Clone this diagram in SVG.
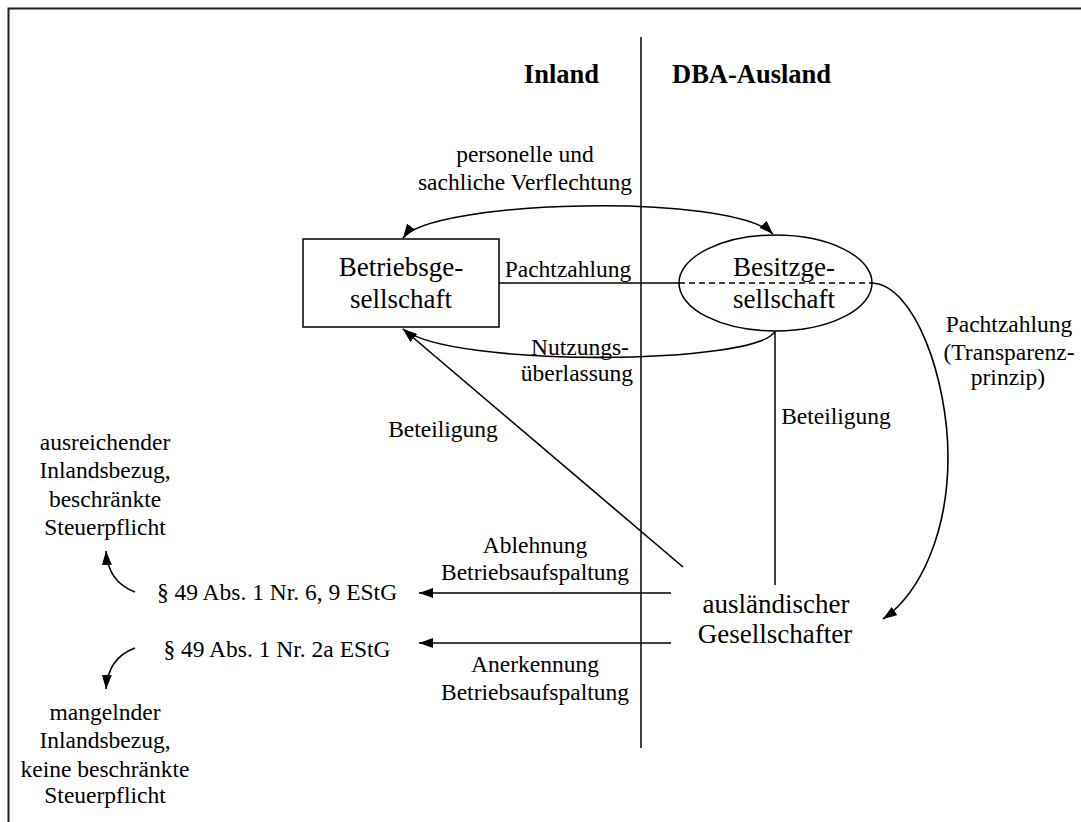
<svg xmlns="http://www.w3.org/2000/svg" width="1081" height="822" viewBox="0 0 1081 822" font-family="'Liberation Serif', 'DejaVu Serif', serif">
  <style>
    text { font-family: "Liberation Serif", "DejaVu Serif", serif; fill: #000; }
    .hdr { font-size: 26.5px; font-weight: bold; }
    .node { font-size: 27px; text-anchor: middle; }
    .lbl { font-size: 23.5px; text-anchor: middle; }
    .ln { fill: none; stroke: #000; stroke-width: 1.5; }
    .arr { fill: none; stroke: #000; stroke-width: 1.6; marker-end: url(#ah); }
    .dbl { fill: none; stroke: #000; stroke-width: 1.6; marker-start: url(#ah); marker-end: url(#ah); }
    .shape { fill: #fff; stroke: #000; stroke-width: 1.5; }
  </style>
  <defs>
    <marker id="ah" markerUnits="userSpaceOnUse" markerWidth="15" markerHeight="10" refX="14" refY="5" orient="auto-start-reverse">
      <path d="M0,0 L14,5 L0,10 z" fill="#000"/>
    </marker>
  </defs>

  <rect width="1081" height="822" fill="#fff"/>
  <!-- outer frame -->
  <rect x="8.5" y="8.5" width="1100" height="900" fill="none" stroke="#222" stroke-width="2"/>

  <!-- border line between the two jurisdictions -->
  <g id="border">
    <line x1="641" y1="37" x2="641" y2="748" class="ln"/>
    <text class="hdr" x="599" y="83" text-anchor="end">Inland</text>
    <text class="hdr" x="672" y="83">DBA-Ausland</text>
  </g>

  <g id="connectors">
    <!-- personelle und sachliche Verflechtung -->
    <path class="dbl" d="M403,238 C430,200 730,192 773,234"/>
    <!-- Pachtzahlung (solid up to the ellipse, dashed inside it) -->
    <line x1="499" y1="283" x2="679" y2="283" class="ln"/>
    <!-- Pachtzahlung (Transparenzprinzip) -->
    <path class="arr" d="M872,283 C915,285 948,380 948,457 C948,530 922,592 883,619"/>
    <!-- Nutzungsüberlassung -->
    <path class="arr" d="M775,331 C760,365 450,368 403,329"/>
    <!-- Beteiligung at Besitzgesellschaft -->
    <line x1="775" y1="331" x2="775" y2="585" class="ln"/>
    <!-- Beteiligung at Betriebsgesellschaft -->
    <path class="arr" d="M683,567 L403,329"/>
    <!-- Ablehnung / Anerkennung Betriebsaufspaltung -->
    <path class="arr" d="M671,593 L419,593"/>
    <path class="arr" d="M671,643 L419,643"/>
    <!-- consequences -->
    <path class="arr" d="M135,592 Q108,582 106,551"/>
    <path class="arr" d="M135,648 Q108,658 106,689"/>
  </g>

  <g id="betriebsgesellschaft">
    <rect class="shape" x="303" y="239" width="196" height="88"/>
    <text class="node" x="401" y="276">Betriebsge-</text>
    <text class="node" x="401" y="308">sellschaft</text>
  </g>

  <g id="besitzgesellschaft">
    <ellipse cx="775.5" cy="283" rx="96.5" ry="48" fill="none" stroke="#000" stroke-width="1.5"/>
    <line x1="679" y1="283" x2="872" y2="283" class="ln" stroke-dasharray="6,4"/>
    <text class="node" x="784" y="276">Besitzge-</text>
    <text class="node" x="784" y="308">sellschaft</text>
  </g>

  <g id="gesellschafter">
    <text class="node" x="776" y="613">ausländischer</text>
    <text class="node" x="775" y="643">Gesellschafter</text>
  </g>

  <g id="labels">
    <text class="lbl" x="525" y="162">personelle und</text>
    <text class="lbl" x="525" y="190">sachliche Verflechtung</text>
    <text class="lbl" x="568" y="277">Pachtzahlung</text>
    <text class="lbl" x="580" y="355">Nutzungs-</text>
    <text class="lbl" x="577" y="381">überlassung</text>
    <text class="lbl" x="836" y="424">Beteiligung</text>
    <text class="lbl" x="443" y="437">Beteiligung</text>
    <text class="lbl" x="1009" y="332">Pachtzahlung</text>
    <text class="lbl" x="1009" y="360">(Transparenz-</text>
    <text class="lbl" x="1008" y="385">prinzip)</text>
    <text class="lbl" x="535" y="553">Ablehnung</text>
    <text class="lbl" x="535" y="580">Betriebsaufspaltung</text>
    <text class="lbl" x="535" y="672">Anerkennung</text>
    <text class="lbl" x="535" y="700">Betriebsaufspaltung</text>
  </g>

  <g id="estg-6-9">
    <text class="lbl" x="277" y="600">§ 49 Abs. 1 Nr. 6, 9 EStG</text>
  </g>
  <g id="estg-2a">
    <text class="lbl" x="277" y="657">§ 49 Abs. 1 Nr. 2a EStG</text>
  </g>

  <g id="beschraenkte-steuerpflicht">
    <text class="lbl" x="105" y="450">ausreichender</text>
    <text class="lbl" x="105" y="478">Inlandsbezug,</text>
    <text class="lbl" x="105" y="507">beschränkte</text>
    <text class="lbl" x="105" y="535">Steuerpflicht</text>
  </g>

  <g id="keine-steuerpflicht">
    <text class="lbl" x="105" y="720">mangelnder</text>
    <text class="lbl" x="105" y="748">Inlandsbezug,</text>
    <text class="lbl" x="105" y="777">keine beschränkte</text>
    <text class="lbl" x="105" y="803">Steuerpflicht</text>
  </g>
</svg>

> _What is being asked_:
Transcribe all the data word for word; the images stay out.

> _Result of this exercise_:
Clone this diagram in SVG.
<svg xmlns="http://www.w3.org/2000/svg" width="1081" height="822" viewBox="0 0 1081 822" font-family="'Liberation Serif', 'DejaVu Serif', serif">
  <style>
    text { font-family: "Liberation Serif", "DejaVu Serif", serif; fill: #000; }
    .hdr { font-size: 26.5px; font-weight: bold; }
    .node { font-size: 27px; text-anchor: middle; }
    .lbl { font-size: 23.5px; text-anchor: middle; }
    .ln { fill: none; stroke: #000; stroke-width: 1.5; }
    .arr { fill: none; stroke: #000; stroke-width: 1.6; marker-end: url(#ah); }
    .dbl { fill: none; stroke: #000; stroke-width: 1.6; marker-start: url(#ah); marker-end: url(#ah); }
    .shape { fill: #fff; stroke: #000; stroke-width: 1.5; }
  </style>
  <defs>
    <marker id="ah" markerUnits="userSpaceOnUse" markerWidth="15" markerHeight="10" refX="14" refY="5" orient="auto-start-reverse">
      <path d="M0,0 L14,5 L0,10 z" fill="#000"/>
    </marker>
  </defs>

  <rect width="1081" height="822" fill="#fff"/>
  <!-- outer frame -->
  <rect x="8.5" y="8.5" width="1100" height="900" fill="none" stroke="#222" stroke-width="2"/>

  <!-- border line between the two jurisdictions -->
  <g id="border">
    <line x1="641" y1="37" x2="641" y2="748" class="ln"/>
    <text class="hdr" x="599" y="83" text-anchor="end">Inland</text>
    <text class="hdr" x="672" y="83">DBA-Ausland</text>
  </g>

  <g id="connectors">
    <!-- personelle und sachliche Verflechtung -->
    <path class="dbl" d="M403,238 C430,200 730,192 773,234"/>
    <!-- Pachtzahlung (solid up to the ellipse, dashed inside it) -->
    <line x1="499" y1="283" x2="679" y2="283" class="ln"/>
    <!-- Pachtzahlung (Transparenzprinzip) -->
    <path class="arr" d="M872,283 C915,285 948,380 948,457 C948,530 922,592 883,619"/>
    <!-- Nutzungsüberlassung -->
    <path class="arr" d="M775,331 C760,365 450,368 403,329"/>
    <!-- Beteiligung at Besitzgesellschaft -->
    <line x1="775" y1="331" x2="775" y2="585" class="ln"/>
    <!-- Beteiligung at Betriebsgesellschaft -->
    <path class="arr" d="M683,567 L403,329"/>
    <!-- Ablehnung / Anerkennung Betriebsaufspaltung -->
    <path class="arr" d="M671,593 L419,593"/>
    <path class="arr" d="M671,643 L419,643"/>
    <!-- consequences -->
    <path class="arr" d="M135,592 Q108,582 106,551"/>
    <path class="arr" d="M135,648 Q108,658 106,689"/>
  </g>

  <g id="betriebsgesellschaft">
    <rect class="shape" x="303" y="239" width="196" height="88"/>
    <text class="node" x="401" y="276">Betriebsge-</text>
    <text class="node" x="401" y="308">sellschaft</text>
  </g>

  <g id="besitzgesellschaft">
    <ellipse cx="775.5" cy="283" rx="96.5" ry="48" fill="none" stroke="#000" stroke-width="1.5"/>
    <line x1="679" y1="283" x2="872" y2="283" class="ln" stroke-dasharray="6,4"/>
    <text class="node" x="784" y="276">Besitzge-</text>
    <text class="node" x="784" y="308">sellschaft</text>
  </g>

  <g id="gesellschafter">
    <text class="node" x="776" y="613">ausländischer</text>
    <text class="node" x="775" y="643">Gesellschafter</text>
  </g>

  <g id="labels">
    <text class="lbl" x="525" y="162">personelle und</text>
    <text class="lbl" x="525" y="190">sachliche Verflechtung</text>
    <text class="lbl" x="568" y="277">Pachtzahlung</text>
    <text class="lbl" x="580" y="355">Nutzungs-</text>
    <text class="lbl" x="577" y="381">überlassung</text>
    <text class="lbl" x="836" y="424">Beteiligung</text>
    <text class="lbl" x="443" y="437">Beteiligung</text>
    <text class="lbl" x="1009" y="332">Pachtzahlung</text>
    <text class="lbl" x="1009" y="360">(Transparenz-</text>
    <text class="lbl" x="1008" y="385">prinzip)</text>
    <text class="lbl" x="535" y="553">Ablehnung</text>
    <text class="lbl" x="535" y="580">Betriebsaufspaltung</text>
    <text class="lbl" x="535" y="672">Anerkennung</text>
    <text class="lbl" x="535" y="700">Betriebsaufspaltung</text>
  </g>

  <g id="estg-6-9">
    <text class="lbl" x="277" y="600">§ 49 Abs. 1 Nr. 6, 9 EStG</text>
  </g>
  <g id="estg-2a">
    <text class="lbl" x="277" y="657">§ 49 Abs. 1 Nr. 2a EStG</text>
  </g>

  <g id="beschraenkte-steuerpflicht">
    <text class="lbl" x="105" y="450">ausreichender</text>
    <text class="lbl" x="105" y="478">Inlandsbezug,</text>
    <text class="lbl" x="105" y="507">beschränkte</text>
    <text class="lbl" x="105" y="535">Steuerpflicht</text>
  </g>

  <g id="keine-steuerpflicht">
    <text class="lbl" x="105" y="720">mangelnder</text>
    <text class="lbl" x="105" y="748">Inlandsbezug,</text>
    <text class="lbl" x="105" y="777">keine beschränkte</text>
    <text class="lbl" x="105" y="803">Steuerpflicht</text>
  </g>
</svg>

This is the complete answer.